Devotion, the new memoir by Dani Shapiro, is divided into 102 sections. Number 54 is one of my favorites. In it, Dani writes about two subjects that have intrigued me for some time.
The first one not surprisingly has to do with memory. She writes:
“Why do we remember the particular things we do? …why random, ordinary moments?”
So many moments from my past, I feel as if I can actually see: sitting in French class in third grade with my French name (which I can’t remember) written on a piece of construction paper and folded tent-style on my desk, sneaking out of a window at the Latin Convention, what I wore to the Cat Stevens concert in ninth grade.
And then there are all those forgotten moments. Someone recently mentioned a Rita Coolidge/Kris Kristofferson concert I apparently attended.

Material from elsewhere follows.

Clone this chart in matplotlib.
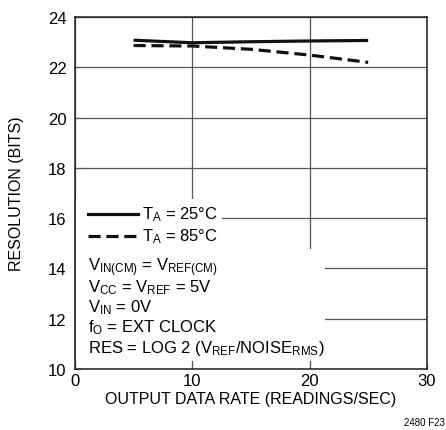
import matplotlib
matplotlib.use('Agg')
import matplotlib.pyplot as plt
from matplotlib.patches import Rectangle

plt.rcParams['font.family'] = ['Liberation Sans', 'DejaVu Sans']
plt.rcParams['mathtext.fontset'] = 'custom'
plt.rcParams['mathtext.rm'] = 'Liberation Sans'

# datos
rate = [5, 10, 15, 20, 25]
res_25 = [23.08, 22.98, 23.02, 23.05, 23.07]
res_85 = [22.87, 22.85, 22.72, 22.49, 22.20]

xticks = [0, 10, 20, 30]
yticks = [10, 12, 14, 16, 18, 20, 22, 24]

leyenda = ['T$\\mathregular{_A}$ = 25°C', 'T$\\mathregular{_A}$ = 85°C']
notas = ['V$\\mathregular{_{IN(CM)}}$ = V$\\mathregular{_{REF(CM)}}$',
         'V$\\mathregular{_{CC}}$ = V$\\mathregular{_{REF}}$ = 5V',
         'V$\\mathregular{_{IN}}$ = 0V',
         'f$\\mathregular{_{O}}$ = EXT CLOCK',
         'RES = LOG 2 (V$\\mathregular{_{REF}}$/NOISE$\\mathregular{_{RMS}}$)']

guiones = (3.8, 1.8)

fig = plt.figure(figsize=(4.46, 4.31), dpi=100)
ax = fig.add_axes([0.168, 0.1415, 0.789, 0.8165])

ax.plot(rate, res_25, color='#111111', lw=2.3, solid_capstyle='butt', zorder=4)
ax.plot(rate, res_85, color='#111111', lw=2.3, dashes=guiones, zorder=4)

ax.set_xlim(0, 30)
ax.set_ylim(10, 24)
ax.set_xticks(xticks)
ax.set_yticks(yticks)
ax.grid(True, color='#555555', lw=0.9, zorder=1)
ax.set_axisbelow(True)
ax.tick_params(direction='in', length=4, labelsize=12, color='#555555')
ax.tick_params(axis='y', pad=6)
ax.tick_params(axis='x', pad=3)
for s in ax.spines.values():
    s.set_color('#222222')
    s.set_linewidth(1.1)

ax.set_xlabel('OUTPUT DATA RATE (READINGS/SEC)', fontsize=11.5, labelpad=2)
ax.set_ylabel('RESOLUTION (BITS)', fontsize=11.5, labelpad=17)

# cajas blancas que tapan la grilla detras del texto
ax.add_patch(Rectangle((0.003, 0.341), 0.415, 0.142, transform=ax.transAxes,
                       facecolor='white', edgecolor='none', zorder=2))
ax.add_patch(Rectangle((0.003, 0.023), 0.707, 0.318, transform=ax.transAxes,
                       facecolor='white', edgecolor='none', zorder=2))

# leyenda manual
ax.plot([0.037, 0.18], [0.441, 0.441], transform=ax.transAxes, color='#111111', lw=2.3, zorder=5)
ax.plot([0.037, 0.18], [0.378, 0.378], transform=ax.transAxes, color='#111111', lw=2.3,
        dashes=guiones, zorder=5)
ax.text(0.19, 0.441, leyenda[0], transform=ax.transAxes, fontsize=12,
        va='center', zorder=5)
ax.text(0.19, 0.378, leyenda[1], transform=ax.transAxes, fontsize=12,
        va='center', zorder=5)

for i, t in enumerate(notas):
    ax.text(0.037, 0.29 - i * 0.057, t, transform=ax.transAxes, fontsize=12,
            va='center', zorder=5)

fig.text(0.998, 0.008, '2480 F23', fontsize=7, ha='right', va='bottom')

fig.savefig('out.png', dpi=100)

The second subject is related to the first yet strikes off in its own direction. It has to do with what Mary Gordon calls “the wick,” what Tim O’Brien describes as “a blade tracing loops on ice,” and what Virginia Woolf writes about in this passage from Mrs. Dalloway. It’s the russian doll aspect of life–that I am in fact now, still, the little girl that sat in that desk with the French name. It’s the through line Dani writes about here:
“I understood feeling like a completely different person…and when I thought back to my teenage self, my twenty-something self, I had a hard time understanding how I had gotten from there to here…Was there–surely there must be–a through line connecting the disparate parts of ourselves?…I knew that each part of me…is linked one to the next, like a fragile chain of paper dolls….These layers of ourselves are always there, waiting for the right moment to emerge…A jumble, perhaps, but nothing is ever missing. Just hidden from view.”
In this section Dani wonders what rises to the surface and why. I wonder about that too. This idea of the surface fascinates me. One of the reasons I love writing is that it pushes all these things to the surface.
I have often pondered why we remember what we do, and why some memories are so clear and others hazy. Like your French class memory, it’s not only the more emotional ones we retain in clarity.
And I want to consider your thought that writing brings these memories to the surface.
I just got Devotion yesterday and haven’t had time to open it, but I’m looking forward to reading it.
Excellent post, Cynthia.
Thanks, Linda. I do think writing helps me be more aware of not only the present moment but also of the past. This idea writing bringing things to the surface kind of plays into your recent blog post on the nature of time and existence, doesn’t it?
Yes, this does relate to my post. I love her paper doll chain imagery. We are always connected to our past selves. That’s both a comforting and troubling thought.
I think about radio waves that can be picked up years after they’ve been broadcast. How “past” is our past?
I agree, Linda–comforting and troubling.
I love this.
It is fascinating to me as well. What strikes me is how often the memories that I do recall, as vividly as little jeweled eggs, are random – how I usually do not know, as I live the moment, the pantheon of special it will ascend into. Isn’t that funny? And yet some of the Big Moments that should be so clearly recalled are not.
Thanks for your comment, Lindsey. I am often shocked at what I have absolutely no memory of. Sometimes, however, if whoever mentioned it will keep talking and adding details, a picture will start to form. So maybe it is all in there somewhere, and it’s just a question of access.
As I read Devotion I knew it was a book I would read again and again. And though I just finished Devotion, your post made we want to read it right now. Today. And I will. It’s that good.
PS. I saw Cat Stevens when I was in ninth grade, too. 🙂
Darrelyn, 1972. Soft, light blue jeans. A pink shirt. A pastel, floweredy, jean jacket. I went with a boy named Abba.
Listening to Sitting as I type this comment to you.
Oh Very Young…
I had an extreme moment of vertigo about this idea when I was seven or eight. I was sitting in the dentist’s chair, waiting for the hygienist to come in, and it occurred to me to wonder if I would ever remember that moment later on. I realized I probably wouldn’t, since it was such an ordinary moment, with nothing in particular to recommend it. And then I was plunged into this intense terror – I felt like I (the “I” in the chair) would somehow be disconnected from the stream of selves that followed one after the other, and I would be lost. (Of course I didn’t articulate it like that at the time, but that was more or less the feeling.) It was all I could do to prevent myself from hyperventilating, and reason myself back to baseline.
Needless to say, I have remembered the incident ever since.
Emily-Apologies to you as well. Just now seeing your comment here. So hard to believe you could have a moment like this at such an early age. I don’t think I was aware of anything at seven or nine or even sixteen or eighteen….
I love the image of “the stream of selves that followed one after the other.” Those words come with a visual–just like Tim O’Brien’s loops, Mary Gordon’s wick, and Dani’s through line.
Thanks so much for sharing this experience.
I really liked that passage out of Devotion, too. I remember some of the oddest moments. And moments I want to remember, I forget. Why? I like that Dani makes us think about this.
Alexis, that is one of the reasons I love reading–because it makes me think about things I otherwise would not.
Sorry to be so long in responding. Somehow I missed your nice comment.